___ Collected data

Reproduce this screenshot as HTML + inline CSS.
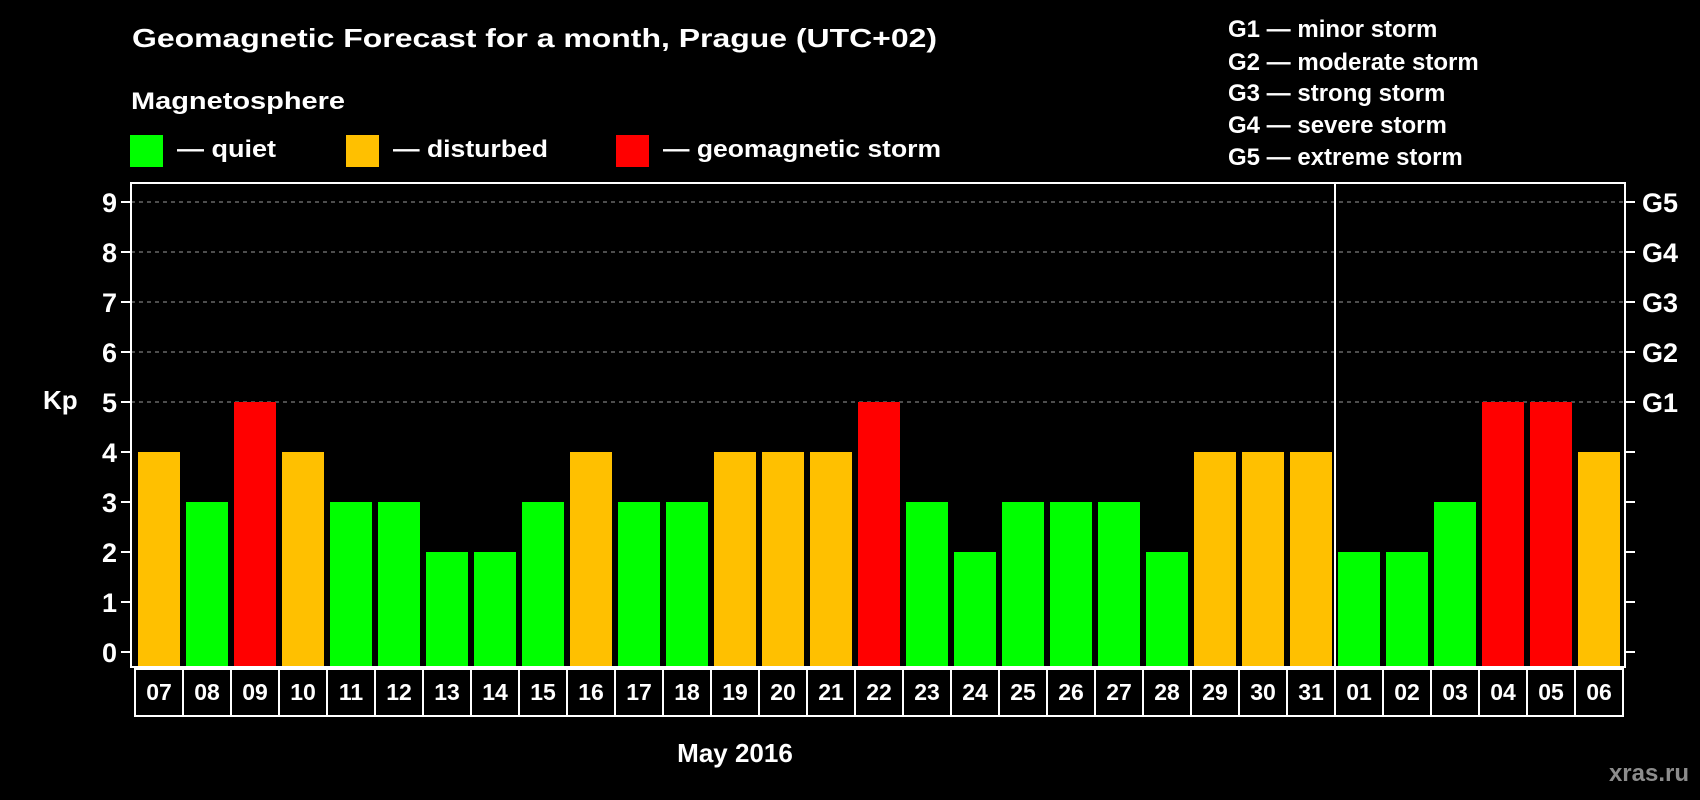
<!DOCTYPE html>
<html><head><meta charset="utf-8"><style>
html,body{margin:0;padding:0;background:#000;width:1700px;height:800px;overflow:hidden}
svg{display:block;font-family:"Liberation Sans",sans-serif;font-weight:bold}
</style></head><body>
<svg id="chart" width="1700" height="800" viewBox="0 0 1700 800">
<rect x="0" y="0" width="1700" height="800" fill="#000"/>
<text x="132" y="47" fill="#fff" font-size="26" textLength="805" lengthAdjust="spacingAndGlyphs">Geomagnetic Forecast for a month, Prague (UTC+02)</text>
<text x="131" y="109" fill="#fff" font-size="24" textLength="214" lengthAdjust="spacingAndGlyphs">Magnetosphere</text>
<g><rect x="130" y="135" width="33" height="32" fill="#00ff00"/><text x="177" y="157" fill="#fff" font-size="24" textLength="99" lengthAdjust="spacingAndGlyphs">— quiet</text></g>
<g><rect x="346" y="135" width="33" height="32" fill="#ffc000"/><text x="393" y="157" fill="#fff" font-size="24" textLength="155" lengthAdjust="spacingAndGlyphs">— disturbed</text></g>
<g><rect x="616" y="135" width="33" height="32" fill="#ff0000"/><text x="663" y="157" fill="#fff" font-size="24" textLength="278" lengthAdjust="spacingAndGlyphs">— geomagnetic storm</text></g>
<g fill="#fff" font-size="24">
<text x="1228" y="37">G1 — minor storm</text>
<text x="1228" y="70">G2 — moderate storm</text>
<text x="1228" y="101">G3 — strong storm</text>
<text x="1228" y="133">G4 — severe storm</text>
<text x="1228" y="165">G5 — extreme storm</text>
</g>
<g id="grid"></g>
<g id="bars"></g>
<g id="axes"></g>
<text x="43" y="409" fill="#fff" font-size="26">Kp</text>
<text x="735" y="762" fill="#fff" font-size="26" text-anchor="middle">May 2016</text>
<text x="1689" y="781" fill="#8c8c8c" font-size="24" text-anchor="end">xras.ru</text>
</svg>
<script>
const days = ["07","08","09","10","11","12","13","14","15","16","17","18","19","20","21","22","23","24","25","26","27","28","29","30","31","01","02","03","04","05","06"];
const kpValues = [4,3,5,4,3,3,2,2,3,4,3,3,4,4,4,5,3,2,3,3,3,2,4,4,4,2,2,3,5,5,4];
const yTicks = [0,1,2,3,4,5,6,7,8,9];
const gLabels = ["G1","G2","G3","G4","G5"];
const gLevels = [5,6,7,8,9];
const monthBreakIndex = 25;

const NS = "http://www.w3.org/2000/svg";
const L = 131, R = 1625, T = 183, B = 667;
const pitch = 48, barW = 42, barOff = 7;
function y(v){ return 652 - v * 50; }
function xBar(i){ return L + barOff + i * pitch; }
function mk(tag, attrs, parent){ const e = document.createElementNS(NS, tag); for (const k in attrs) e.setAttribute(k, attrs[k]); parent.appendChild(e); return e; }

const grid = document.getElementById('grid');
const bars = document.getElementById('bars');
const axes = document.getElementById('axes');

gLevels.forEach(v => {
  const l = mk('line', {x1:L, x2:R, y1:y(v), y2:y(v), stroke:'#9a9a9a', 'stroke-width':1, 'stroke-dasharray':'4,4'}, grid);
  
  
});

function colorFor(v){ return v >= 5 ? '#ff0000' : (v === 4 ? '#ffc000' : '#00ff00'); }
kpValues.forEach((v, i) => {
  const r = mk('rect', {x:xBar(i), y:y(v), width:barW, height:B - y(v), fill:colorFor(v)}, bars);
  
  
});

const frame = mk('rect', {x:L, y:T, width:R-L, height:B-T, fill:'none', stroke:'#fff', 'stroke-width':2}, axes);


const sx = L + 4 + monthBreakIndex * pitch;
const sep = mk('line', {x1:sx, x2:sx, y1:T, y2:B, stroke:'#fff', 'stroke-width':2}, axes);



yTicks.forEach(v => {
  mk('line', {x1:L-10, x2:L, y1:y(v), y2:y(v), stroke:'#fff', 'stroke-width':2}, axes);
  mk('line', {x1:R, x2:R+10, y1:y(v), y2:y(v), stroke:'#fff', 'stroke-width':2}, axes);
  const t = mk('text', {x:117, y:y(v)+10, fill:'#fff', 'font-size':27, 'text-anchor':'end'}, axes);
  t.textContent = v;
  
  
});
gLabels.forEach((g, i) => {
  const t = mk('text', {x:1642, y:y(gLevels[i])+10, fill:'#fff', 'font-size':27}, axes);
  t.textContent = g;
  
  
});

days.forEach((d, i) => {
  const cx = 135 + i * pitch;
  const c = mk('rect', {x:cx, y:669, width:pitch, height:47, fill:'none', stroke:'#fff', 'stroke-width':2}, axes);
  
  
  const t = mk('text', {x:cx + pitch/2, y:700, fill:'#fff', 'font-size':23, 'text-anchor':'middle'}, axes);
  t.textContent = d;
  
  
});
</script>
</body></html>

______

Stated problem - Reproduce every line precisely as given, omitting all pictures.

Solution to this problem -
Reproduce this screenshot as HTML + inline CSS.
<!DOCTYPE html>
<html><head><meta charset="utf-8"><style>
html,body{margin:0;padding:0;background:#000;width:1700px;height:800px;overflow:hidden}
svg{display:block;font-family:"Liberation Sans",sans-serif;font-weight:bold}
</style></head><body>
<svg id="chart" width="1700" height="800" viewBox="0 0 1700 800">
<rect x="0" y="0" width="1700" height="800" fill="#000"/>
<text x="132" y="47" fill="#fff" font-size="26" textLength="805" lengthAdjust="spacingAndGlyphs">Geomagnetic Forecast for a month, Prague (UTC+02)</text>
<text x="131" y="109" fill="#fff" font-size="24" textLength="214" lengthAdjust="spacingAndGlyphs">Magnetosphere</text>
<g><rect x="130" y="135" width="33" height="32" fill="#00ff00"/><text x="177" y="157" fill="#fff" font-size="24" textLength="99" lengthAdjust="spacingAndGlyphs">— quiet</text></g>
<g><rect x="346" y="135" width="33" height="32" fill="#ffc000"/><text x="393" y="157" fill="#fff" font-size="24" textLength="155" lengthAdjust="spacingAndGlyphs">— disturbed</text></g>
<g><rect x="616" y="135" width="33" height="32" fill="#ff0000"/><text x="663" y="157" fill="#fff" font-size="24" textLength="278" lengthAdjust="spacingAndGlyphs">— geomagnetic storm</text></g>
<g fill="#fff" font-size="24">
<text x="1228" y="37">G1 — minor storm</text>
<text x="1228" y="70">G2 — moderate storm</text>
<text x="1228" y="101">G3 — strong storm</text>
<text x="1228" y="133">G4 — severe storm</text>
<text x="1228" y="165">G5 — extreme storm</text>
</g>
<g id="grid"></g>
<g id="bars"></g>
<g id="axes"></g>
<text x="43" y="409" fill="#fff" font-size="26">Kp</text>
<text x="735" y="762" fill="#fff" font-size="26" text-anchor="middle">May 2016</text>
<text x="1689" y="781" fill="#8c8c8c" font-size="24" text-anchor="end">xras.ru</text>
</svg>
<script>
const days = ["07","08","09","10","11","12","13","14","15","16","17","18","19","20","21","22","23","24","25","26","27","28","29","30","31","01","02","03","04","05","06"];
const kpValues = [4,3,5,4,3,3,2,2,3,4,3,3,4,4,4,5,3,2,3,3,3,2,4,4,4,2,2,3,5,5,4];
const yTicks = [0,1,2,3,4,5,6,7,8,9];
const gLabels = ["G1","G2","G3","G4","G5"];
const gLevels = [5,6,7,8,9];
const monthBreakIndex = 25;

const NS = "http://www.w3.org/2000/svg";
const L = 131, R = 1625, T = 183, B = 667;
const pitch = 48, barW = 42, barOff = 7;
function y(v){ return 652 - v * 50; }
function xBar(i){ return L + barOff + i * pitch; }
function mk(tag, attrs, parent){ const e = document.createElementNS(NS, tag); for (const k in attrs) e.setAttribute(k, attrs[k]); parent.appendChild(e); return e; }

const grid = document.getElementById('grid');
const bars = document.getElementById('bars');
const axes = document.getElementById('axes');

gLevels.forEach(v => {
  const l = mk('line', {x1:L, x2:R, y1:y(v), y2:y(v), stroke:'#9a9a9a', 'stroke-width':1, 'stroke-dasharray':'4,4'}, grid);
  
  
});

function colorFor(v){ return v >= 5 ? '#ff0000' : (v === 4 ? '#ffc000' : '#00ff00'); }
kpValues.forEach((v, i) => {
  const r = mk('rect', {x:xBar(i), y:y(v), width:barW, height:B - y(v), fill:colorFor(v)}, bars);
  
  
});

const frame = mk('rect', {x:L, y:T, width:R-L, height:B-T, fill:'none', stroke:'#fff', 'stroke-width':2}, axes);


const sx = L + 4 + monthBreakIndex * pitch;
const sep = mk('line', {x1:sx, x2:sx, y1:T, y2:B, stroke:'#fff', 'stroke-width':2}, axes);



yTicks.forEach(v => {
  mk('line', {x1:L-10, x2:L, y1:y(v), y2:y(v), stroke:'#fff', 'stroke-width':2}, axes);
  mk('line', {x1:R, x2:R+10, y1:y(v), y2:y(v), stroke:'#fff', 'stroke-width':2}, axes);
  const t = mk('text', {x:117, y:y(v)+10, fill:'#fff', 'font-size':27, 'text-anchor':'end'}, axes);
  t.textContent = v;
  
  
});
gLabels.forEach((g, i) => {
  const t = mk('text', {x:1642, y:y(gLevels[i])+10, fill:'#fff', 'font-size':27}, axes);
  t.textContent = g;
  
  
});

days.forEach((d, i) => {
  const cx = 135 + i * pitch;
  const c = mk('rect', {x:cx, y:669, width:pitch, height:47, fill:'none', stroke:'#fff', 'stroke-width':2}, axes);
  
  
  const t = mk('text', {x:cx + pitch/2, y:700, fill:'#fff', 'font-size':23, 'text-anchor':'middle'}, axes);
  t.textContent = d;
  
  
});
</script>
</body></html>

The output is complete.